- Origin: Winnipeg, Manitoba, Canada
- Genres: R&B, pop, soul,
- Years active: 1997–2002, 2019–present
- Members: Luke McMaster and Rob James

= McMaster & James =

Canadian musical duo

McMaster & James is a Canadian soul/pop "boy band" music duo from Winnipeg, Manitoba.

==History==
Luke McMaster (born 22 March 1976) and Rob James (born 30 October 1977) met in 1997 through Winnipeg-based producer Chris Burke-Gaffney and began collaborating as Two Face, later performing and recording under their combined names. Their gold, self-titled debut CD, released in February 2000 on ViK. Recordings, a domestic label formed by BMG Music Canada, a subsidiary of BMG, yielded the hits "Love Wins Everytime", "Thank You", "I Understand", and "Sweet Sensation", which were well received by Canadian radio.
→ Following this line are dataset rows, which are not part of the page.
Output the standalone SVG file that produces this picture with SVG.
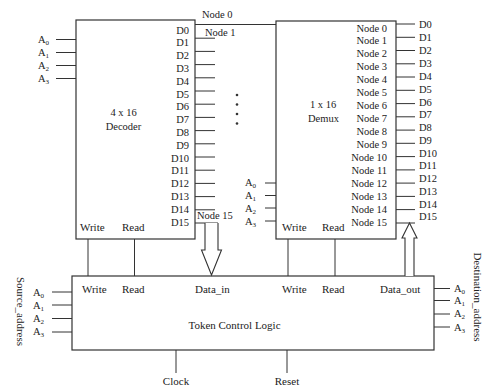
<svg xmlns="http://www.w3.org/2000/svg" width="486" height="389" viewBox="0 0 486 389">
<style>
  text { font-family: "Liberation Serif", "Times New Roman", serif; fill: #222; }
  .s { font-size: 10.5px; }
  .m { font-size: 11px; }
  .r { text-anchor: end; }
  .c { text-anchor: middle; }
  .sub { font-size: 7px; }
  .box { fill: #fff; stroke: #333; stroke-width: 1.2; }
  .ln { stroke: #333; stroke-width: 1; fill: none; }
  .arr { fill: #fff; stroke: #333; stroke-width: 1.1; stroke-linejoin: miter; }
</style>
<rect width="486" height="389" fill="#fff"/>

<g id="decoder">
  <rect class="box" x="76" y="20" width="119" height="219"/>
  <text class="s c" x="123.5" y="116">4 x 16</text>
  <text class="s c" x="123.5" y="130">Decoder</text>
  <g class="s r">
    <text x="189" y="33.5">D0</text>
    <text x="189" y="46.3">D1</text>
    <text x="189" y="59.1">D2</text>
    <text x="189" y="71.9">D3</text>
    <text x="189" y="84.7">D4</text>
    <text x="189" y="97.5">D5</text>
    <text x="189" y="110.3">D6</text>
    <text x="189" y="123.1">D7</text>
    <text x="189" y="135.9">D8</text>
    <text x="189" y="148.7">D9</text>
    <text x="189" y="161.5">D10</text>
    <text x="189" y="174.3">D11</text>
    <text x="189" y="187.1">D12</text>
    <text x="189" y="199.9">D13</text>
    <text x="189" y="212.7">D14</text>
    <text x="189" y="225.5">D15</text>
  </g>
  <text class="m" x="80" y="231">Write</text>
  <text class="m" x="122" y="231">Read</text>
  <g class="s">
    <text x="38" y="43">A<tspan class="sub" dy="2">0</tspan></text>
    <text x="38" y="56">A<tspan class="sub" dy="2">1</tspan></text>
    <text x="38" y="69">A<tspan class="sub" dy="2">2</tspan></text>
    <text x="38" y="82">A<tspan class="sub" dy="2">3</tspan></text>
  </g>
  <circle cx="237" cy="95" r="1.3" fill="#333"/>
  <circle cx="237" cy="104.5" r="1.3" fill="#333"/>
  <circle cx="237" cy="114" r="1.3" fill="#333"/>
  <circle cx="237" cy="123.5" r="1.3" fill="#333"/>
</g>

<g id="demux">
  <rect class="box" x="276" y="21" width="120" height="218"/>
  <text class="s c" x="323" y="108">1 x 16</text>
  <text class="s c" x="323.5" y="122">Demux</text>
  <g class="s r">
    <text x="387" y="31.5">Node 0</text>
    <text x="387" y="44.4">Node 1</text>
    <text x="387" y="57.4">Node 2</text>
    <text x="387" y="70.3">Node 3</text>
    <text x="387" y="83.2">Node 4</text>
    <text x="387" y="96.2">Node 5</text>
    <text x="387" y="109.1">Node 6</text>
    <text x="387" y="122">Node 7</text>
    <text x="387" y="135">Node 8</text>
    <text x="387" y="147.9">Node 9</text>
    <text x="387" y="160.8">Node 10</text>
    <text x="387" y="173.8">Node 11</text>
    <text x="387" y="186.7">Node 12</text>
    <text x="387" y="199.6">Node 13</text>
    <text x="387" y="212.6">Node 14</text>
    <text x="387" y="225.5">Node 15</text>
  </g>
  <g class="s">
    <text x="419" y="28">D0</text>
    <text x="419" y="41">D1</text>
    <text x="419" y="54">D2</text>
    <text x="419" y="67">D3</text>
    <text x="419" y="80">D4</text>
    <text x="419" y="92.7">D5</text>
    <text x="419" y="105.5">D6</text>
    <text x="419" y="118.3">D7</text>
    <text x="419" y="131">D8</text>
    <text x="419" y="143.8">D9</text>
    <text x="419" y="156.5">D10</text>
    <text x="419" y="169.3">D11</text>
    <text x="419" y="182">D12</text>
    <text x="419" y="194.8">D13</text>
    <text x="419" y="207.5">D14</text>
    <text x="419" y="220.3">D15</text>
  </g>
  <text class="m" x="282" y="231">Write</text>
  <text class="m" x="322" y="231">Read</text>
  <g class="s">
    <text x="245" y="186">A<tspan class="sub" dy="2">0</tspan></text>
    <text x="245" y="199">A<tspan class="sub" dy="2">1</tspan></text>
    <text x="245" y="211.5">A<tspan class="sub" dy="2">2</tspan></text>
    <text x="245" y="224.5">A<tspan class="sub" dy="2">3</tspan></text>
  </g>
</g>

<g id="control">
  <rect class="box" x="72" y="276" width="362" height="74"/>
  <text class="m" x="82" y="293">Write</text>
  <text class="m" x="122" y="293">Read</text>
  <text class="m" x="195" y="293">Data_in</text>
  <text class="m" x="282" y="293">Write</text>
  <text class="m" x="322" y="293">Read</text>
  <text class="m" x="380" y="293">Data_out</text>
  <text class="m c" x="234.5" y="329">Token Control Logic</text>
  <g class="s">
    <text x="33" y="296">A<tspan class="sub" dy="2">0</tspan></text>
    <text x="33" y="309">A<tspan class="sub" dy="2">1</tspan></text>
    <text x="33" y="322">A<tspan class="sub" dy="2">2</tspan></text>
    <text x="33" y="335">A<tspan class="sub" dy="2">3</tspan></text>
    <text x="454" y="292">A<tspan class="sub" dy="2">0</tspan></text>
    <text x="454" y="304">A<tspan class="sub" dy="2">1</tspan></text>
    <text x="454" y="317">A<tspan class="sub" dy="2">2</tspan></text>
    <text x="454" y="330.5">A<tspan class="sub" dy="2">3</tspan></text>
  </g>
  <text class="m c" transform="translate(17,311.5) rotate(90)">Source_address</text>
  <text class="m c" transform="translate(474,297) rotate(90)">Destination_address</text>
  <text class="m c" x="176" y="385">Clock</text>
  <text class="m c" x="287" y="385">Reset</text>
</g>

<g id="connectors">
  <!-- decoder address inputs -->
  <path class="ln" d="M56,39.5H76M56,52.5H76M56,65.5H76M56,78.5H76"/>
  <!-- decoder outputs -->
  <path class="ln" d="M195,24.5H276"/>
  <path class="ln" d="M195,38.2H215M195,51.4H215M195,64.6H215M195,77.8H215M195,91H215M195,104.2H215M195,117.4H215M195,130.6H215M195,143.8H215M195,157H215M195,170.2H215M195,183.4H215M195,196.6H215M195,209.8H215"/>
  <path class="ln" d="M195,223H218"/>
  <text class="s" x="202" y="18">Node 0</text>
  <text class="s" x="205" y="36">Node 1</text>
  <text class="s" x="197" y="219">Node 15</text>
  <!-- demux outputs -->
  <path class="ln" d="M396,24H415M396,37.3H415M396,50.5H415M396,63.8H415M396,77H415M396,90.3H415M396,103.6H415M396,116.8H415M396,130.1H415M396,143.3H415M396,156.6H415M396,169.9H415M396,183.1H415M396,196.4H415M396,209.6H415M396,223H415"/>
  <!-- demux address inputs -->
  <path class="ln" d="M265,183H276M265,195.5H276M265,208H276M265,221H276"/>
  <!-- read/write -->
  <path class="ln" d="M88,239V276M134.5,239V276M288,239V276M335,239V276"/>
  <!-- Data_in arrow -->
  <path class="arr" d="M205,223V250H201.5L211.5,275L221.5,250H218V223"/>
  <!-- Data_out arrow -->
  <path class="arr" d="M405,276V238H402L409.5,223L417,238H414V276"/>
  <!-- control addresses -->
  <path class="ln" d="M52,292H72M52,305H72M52,318.5H72M52,332H72"/>
  <path class="ln" d="M434,288.5H450M434,300.5H450M434,314H450M434,327H450"/>
  <!-- clock/reset -->
  <path class="ln" d="M176,350V373M287,350V373"/>
</g>
</svg>
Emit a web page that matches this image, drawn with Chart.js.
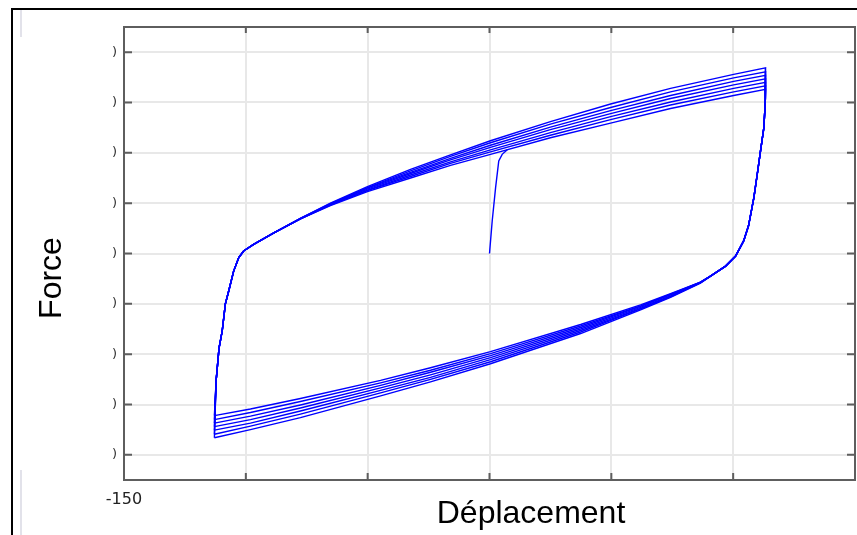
<!DOCTYPE html>
<html>
<head>
<meta charset="utf-8">
<script src="https://cdn.jsdelivr.net/npm/chart.js@4/dist/chart.umd.min.js"></script>
<style>
  html, body { margin: 0; padding: 0; background: #ffffff; }
  #plot { display: block; }
</style>
</head>
<body>
<canvas id="plot" width="857" height="535"></canvas>
<script>
// Axis ticks
const dispTicks = [-150, -100, -50, 0, 50, 100, 150];
const forceTicks = [-4, -3, -2, -1, 0, 1, 2, 3, 4];
const xTitle = 'Déplacement';
const yTitle = 'Force';

// First loading from rest
const initDisp  = [0, 1.1, 2.5, 3.8, 5.2, 7.3];
const initForce = [0, 0.64, 1.31, 1.84, 1.97, 2.06];

// Reloading from the negative peak (shared by all cycles)
const riseDisp  = [-112.2, -111.0, -109.7, -108.4, -107.0, -105.0, -102.9, -100.9, -96.8, -88.5];
const riseForce = [-2.53, -1.88, -1.54, -1.00, -0.74, -0.35, -0.08, 0.05, 0.18, 0.41];

// Upper (loading) branch, one force row per cycle
const upperDisp = [-77.6, -65.3, -50.1, -32.4, -16.0, 0.4, 25.0, 49.7, 74.3, 100.2, 113.3];
const upperCycle1 = [0.69, 0.95, 1.23, 1.50, 1.75, 1.97, 2.30, 2.59, 2.88, 3.14, 3.26];
const upperCycle2 = [0.69, 0.96, 1.25, 1.53, 1.79, 2.02, 2.35, 2.66, 2.95, 3.21, 3.33];
const upperCycle3 = [0.69, 0.97, 1.26, 1.56, 1.82, 2.06, 2.40, 2.72, 3.01, 3.28, 3.40];
const upperCycle4 = [0.69, 0.98, 1.28, 1.59, 1.86, 2.11, 2.46, 2.78, 3.08, 3.35, 3.47];
const upperCycle5 = [0.70, 0.98, 1.30, 1.61, 1.89, 2.15, 2.51, 2.84, 3.14, 3.42, 3.54];
const upperCycle6 = [0.70, 0.99, 1.31, 1.64, 1.93, 2.20, 2.57, 2.90, 3.21, 3.49, 3.61];
const upperCycle7 = [0.70, 1.00, 1.33, 1.67, 1.96, 2.24, 2.62, 2.97, 3.28, 3.56, 3.69];

// Unloading from the positive peak (shared by all cycles)
const dropDisp  = [113.2, 112.6, 111.2, 109.9, 108.5, 106.3, 104.3, 101.0, 96.9, 90.7];
const dropForce = [3.03, 2.50, 2.03, 1.58, 1.11, 0.55, 0.25, -0.05, -0.25, -0.45];

// Lower (reverse loading) branch, one force row per cycle
const lowerDisp = [86.6, 74.3, 62.0, 37.4, 0.4, -24.2, -44.7, -77.6, -98.1, -112.9];
const lowerCycle1 = [-0.57, -0.80, -1.02, -1.41, -1.95, -2.27, -2.52, -2.88, -3.09, -3.22];
const lowerCycle2 = [-0.57, -0.81, -1.04, -1.44, -1.99, -2.32, -2.57, -2.94, -3.16, -3.30];
const lowerCycle3 = [-0.57, -0.82, -1.05, -1.47, -2.03, -2.36, -2.62, -3.01, -3.23, -3.37];
const lowerCycle4 = [-0.58, -0.84, -1.07, -1.50, -2.07, -2.41, -2.67, -3.07, -3.30, -3.44];
const lowerCycle5 = [-0.58, -0.85, -1.09, -1.53, -2.11, -2.46, -2.72, -3.13, -3.37, -3.51];
const lowerCycle6 = [-0.58, -0.86, -1.10, -1.56, -2.15, -2.50, -2.77, -3.19, -3.43, -3.59];
const lowerCycle7 = [-0.59, -0.87, -1.12, -1.59, -2.19, -2.55, -2.83, -3.26, -3.50, -3.66];

const upperCycles = [upperCycle1, upperCycle2, upperCycle3, upperCycle4, upperCycle5, upperCycle6, upperCycle7];
const lowerCycles = [lowerCycle1, lowerCycle2, lowerCycle3, lowerCycle4, lowerCycle5, lowerCycle6, lowerCycle7];

const toPoints = (xs, ys) => xs.map((x, i) => ({ x, y: ys[i] }));

// One closed hysteresis loop per cycle: negative peak -> reload -> positive peak -> unload -> negative peak
function loopPoints(k) {
  const up = upperCycles[k];
  const low = lowerCycles[k];
  return [
    { x: lowerDisp[lowerDisp.length - 1], y: low[low.length - 1] },
    ...toPoints(riseDisp, riseForce),
    ...toPoints(upperDisp, up),
    ...toPoints(dropDisp, dropForce),
    ...toPoints(lowerDisp, low)
  ];
}

const lineStyle = {
  showLine: true,
  borderColor: '#0000ff',
  borderWidth: 1.4,
  pointRadius: 0,
  tension: 0,
  fill: false
};

const datasets = [
  { ...lineStyle, data: toPoints(initDisp, initForce) },
  ...upperCycles.map((_, k) => ({ ...lineStyle, data: loopPoints(k) }))
];

// Outer frame, boxed axes with inward ticks, and axis titles
const decor = {
  id: 'decor',
  beforeDraw(chart) {
    const ctx = chart.ctx;
    ctx.save();
    ctx.fillStyle = '#ffffff';
    ctx.fillRect(0, 0, chart.width, chart.height);
    ctx.fillStyle = '#e2e2ea';
    ctx.fillRect(20, 10, 2, 27);
    ctx.fillRect(20, 470, 2, 65);
    ctx.fillStyle = '#000000';
    ctx.fillRect(11, 8, chart.width - 11, 2);
    ctx.fillRect(11, 8, 2, chart.height - 8);
    ctx.restore();
  },
  afterDraw(chart) {
    const { ctx, chartArea: a, scales } = chart;
    const xs = scales.x, ys = scales.y;
    ctx.save();
    ctx.strokeStyle = '#5e5e5e';
    ctx.lineWidth = 2;
    ctx.strokeRect(a.left, a.top, a.right - a.left, a.bottom - a.top);
    ctx.beginPath();
    xs.ticks.forEach(t => {
      const p = xs.getPixelForValue(t.value);
      ctx.moveTo(p, a.top); ctx.lineTo(p, a.top + 6);
      ctx.moveTo(p, a.bottom); ctx.lineTo(p, a.bottom - 7);
    });
    ys.ticks.forEach(t => {
      const p = ys.getPixelForValue(t.value);
      ctx.moveTo(a.left, p); ctx.lineTo(a.left + 8, p);
      ctx.moveTo(a.right, p); ctx.lineTo(a.right - 8, p);
    });
    ctx.stroke();

    ctx.fillStyle = '#000000';
    ctx.font = '32px "Liberation Sans", Arial, sans-serif';
    ctx.textAlign = 'center';
    ctx.textBaseline = 'alphabetic';
    ctx.fillText(xTitle, 531, 523);
    ctx.translate(61, 278);
    ctx.rotate(-Math.PI / 2);
    ctx.fillText(yTitle, 0, 0);
    ctx.restore();
  }
};

new Chart(document.getElementById('plot'), {
  type: 'scatter',
  data: { datasets },
  plugins: [decor],
  options: {
    responsive: false,
    animation: false,
    devicePixelRatio: 1,
    layout: { padding: { left: 0, right: 2, top: 27, bottom: 0 } },
    plugins: {
      legend: { display: false },
      tooltip: { enabled: false },
      title: { display: false }
    },
    scales: {
      x: {
        type: 'linear',
        position: 'bottom',
        min: -150,
        max: 150,
        afterBuildTicks: s => { s.ticks = dispTicks.map(v => ({ value: v })); },
        afterFit: s => { s.height = 55; s.paddingLeft = 0; s.paddingRight = 0; },
        grid: { color: '#e8e8e8', lineWidth: 2, drawTicks: false },
        border: { display: false },
        ticks: {
          autoSkip: false,
          maxRotation: 0,
          padding: 10,
          color: '#222222',
          font: { family: '"DejaVu Sans", sans-serif', size: 16 },
          callback: v => (v === -150 ? '-150' : '')
        },
        title: { display: false }
      },
      y: {
        type: 'linear',
        min: -4.5,
        max: 4.5,
        afterBuildTicks: s => { s.ticks = forceTicks.map(v => ({ value: v })); },
        afterFit: s => { s.width = 124; s.paddingTop = 0; s.paddingBottom = 0; },
        grid: { color: '#e8e8e8', lineWidth: 2, drawTicks: false },
        border: { display: false },
        ticks: {
          autoSkip: false,
          padding: 7,
          color: '#333333',
          font: { family: '"DejaVu Sans", sans-serif', size: 13 },
          callback: () => ')'
        },
        title: { display: false }
      }
    }
  }
});
</script>
</body>
</html>
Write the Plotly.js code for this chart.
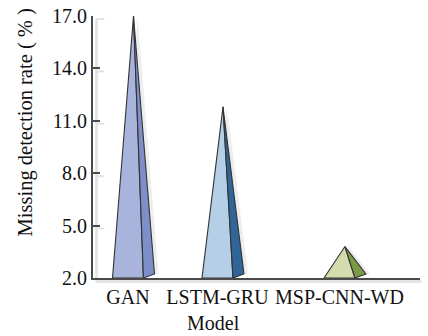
<!DOCTYPE html>
<html>
<head>
<meta charset="utf-8">
<script src="https://cdn.plot.ly/plotly-3.0.1.min.js"></script>
<style>html,body{margin:0;padding:0;background:#fff;}#chart{width:428px;height:336px;}</style>
</head>
<body>
<div id="chart"></div>
<script>
// ---- data ----
const categories = ['GAN', 'LSTM-GRU', 'MSP-CNN-WD'];
const missRate = [17.0, 11.8, 3.8];
const yTickVals = [2, 5, 8, 11, 14, 17];
const yTickText = ['2.0', '5.0', '8.0', '11.0', '14.0', '17.0'];
const xTitle = 'Model';
const yTitle = 'Missing detection rate ( % )';

// ---- layout / style constants ----
const catPos = [0, 1, 2.363];
const baseY = 2;
const halfW = 0.173;
const depthX = 0.123;
const depthY = 0.229;
const shadowDX = 0.045;
const frontColors = ['#a9b4dc', '#b4cfe6', '#d4dcae'];
const sideColors = ['#7e8ec9', '#30659a', '#7b9a49'];
const FONT = 'Liberation Serif, Times New Roman, serif';
const FS = 20;

const traces = [];
categories.forEach((cat, i) => {
  const c = catPos[i], v = missRate[i];
  const apexX = c + depthX / 2;
  // shadow
  traces.push({
    type: 'scatter', mode: 'lines', fill: 'toself',
    x: [c - halfW + shadowDX * 2, c + halfW + depthX + shadowDX, apexX + shadowDX, c - halfW + shadowDX * 2],
    y: [baseY, baseY + depthY, v, baseY],
    fillcolor: 'rgba(0,0,0,0.07)', line: {width: 0, color: 'rgba(0,0,0,0)'},
    hoverinfo: 'skip', showlegend: false, cliponaxis: false
  });
  // front face
  traces.push({
    type: 'scatter', mode: 'lines', fill: 'toself', name: cat,
    x: [c - halfW, c + halfW, apexX, c - halfW],
    y: [baseY, baseY, v, baseY],
    fillcolor: frontColors[i], line: {color: '#333333', width: 1.1},
    showlegend: false, cliponaxis: false
  });
  // side face
  traces.push({
    type: 'scatter', mode: 'lines', fill: 'toself', name: cat,
    x: [c + halfW, c + halfW + depthX, apexX, c + halfW],
    y: [baseY, baseY + depthY, v, baseY],
    fillcolor: sideColors[i], line: {color: '#333333', width: 1.1},
    showlegend: false, cliponaxis: false
  });
});

// axis shadows
const shapes = [
  {type: 'line', xref: 'paper', yref: 'paper', x0: 0.011, x1: 0.011, y0: -0.012, y1: 0.99,
   line: {color: '#e4e4e4', width: 3}, layer: 'below'},
  {type: 'line', xref: 'paper', yref: 'paper', x0: 0.01, x1: 1.005, y0: -0.013, y1: -0.013,
   line: {color: '#e4e4e4', width: 3}, layer: 'below'}
];
yTickVals.forEach(t => {
  shapes.push({type: 'line', xref: 'paper', yref: 'y', ysizemode: 'pixel', yanchor: t,
    x0: 0.01, x1: 0.035, y0: -3, y1: -3, line: {color: '#e4e4e4', width: 2}, layer: 'below'});
});

const layout = {
  width: 428, height: 336,
  margin: {l: 93, r: 8, t: 16, b: 58},
  paper_bgcolor: '#ffffff', plot_bgcolor: '#ffffff',
  font: {family: FONT, size: FS, color: '#111'},
  showlegend: false,
  shapes: shapes,
  annotations: [
    {text: xTitle, xref: 'paper', yref: 'paper', x: 0.369, y: -0.17,
     xanchor: 'center', yanchor: 'middle', showarrow: false,
     font: {family: FONT, size: FS, color: '#111'}},
    {text: yTitle, xref: 'paper', yref: 'paper', x: -0.207, y: 0.595, textangle: -90,
     xanchor: 'center', yanchor: 'middle', showarrow: false,
     font: {family: FONT, size: 20.5, color: '#111'}}
  ],
  xaxis: {
    range: [-0.391, 3.263],
    tickvals: catPos, ticktext: categories,
    showline: true, linecolor: '#4a4a4a', linewidth: 1.5,
    ticks: '', showgrid: false, zeroline: false,
    tickfont: {family: FONT, size: FS, color: '#111'}
  },
  yaxis: {
    range: [2, 17],
    tickvals: yTickVals, ticktext: yTickText,
    showline: true, linecolor: '#4a4a4a', linewidth: 2,
    ticks: 'inside', ticklen: 7, tickwidth: 2, tickcolor: '#4a4a4a',
    showgrid: false, zeroline: false,
    tickfont: {family: FONT, size: FS, color: '#111'}
  }
};

Plotly.newPlot('chart', traces, layout, {displayModeBar: false, staticPlot: true});
</script>
</body>
</html>
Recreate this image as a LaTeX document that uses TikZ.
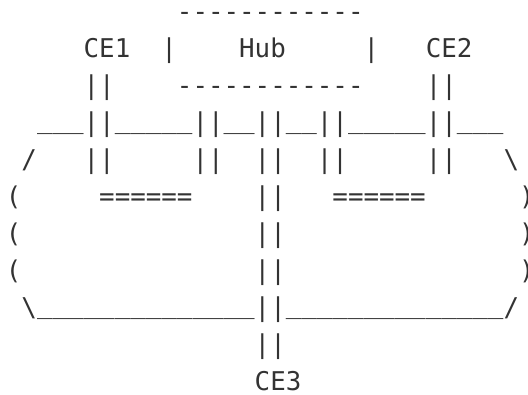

McMaster & James toured nationally, securing the opening spots for NSYNC Canadian dates and on Christina Aguilera's Canadian tour that year, including a 13 July 2000 date for Aguilera at the Winnipeg Arena. In the fall of 2000, the band was nominated in four categories, McMaster & James won Entertainers of the Year at the Prairie Music Awards via fan vote.

In 2001, their song "Thank You" was named by SOCAN as one of the most performed Canadian pop songs on Canadian radio, while "I Understand" won the Prairie Music Award (PMA) award for Best Song. The duo parted amicably in 2002.

In 2003, Luke McMaster decided to focus on his songwriting and production, signing with Universal Music Publishing Group Canada in 2004 for an association that lasted through 2012, placing songs with Rihanna, Nick Carter, Nick Lachey, Kalan Porter, Marc Jordan (he co-wrote Jordan's 2010 Top 40 hit, "Falling Man") and others.

In 2006, Rob James was a contestant on the fourth season of Canadian Idol, finishing seventh.

As a self-published (through his own Ekul Music) solo recording artist, Luke McMaster teamed up with Grammy-nominated American pianist Jim Brickman in 2013 for "Good Morning, Beautiful" – a co-written Top 3 Billboard AC hit.

McMaster released his solo album, Icons of Soul, which includes collaborations with Felix Cavaliere and Lamont Dozier.

On 5 September 2019, McMaster & James reunited for a private performance of "Thank You". During this performance, Luke McMaster announced that the band was planning a tour. In November 2023, McMaster & James reunited for another performance at Rob's wedding.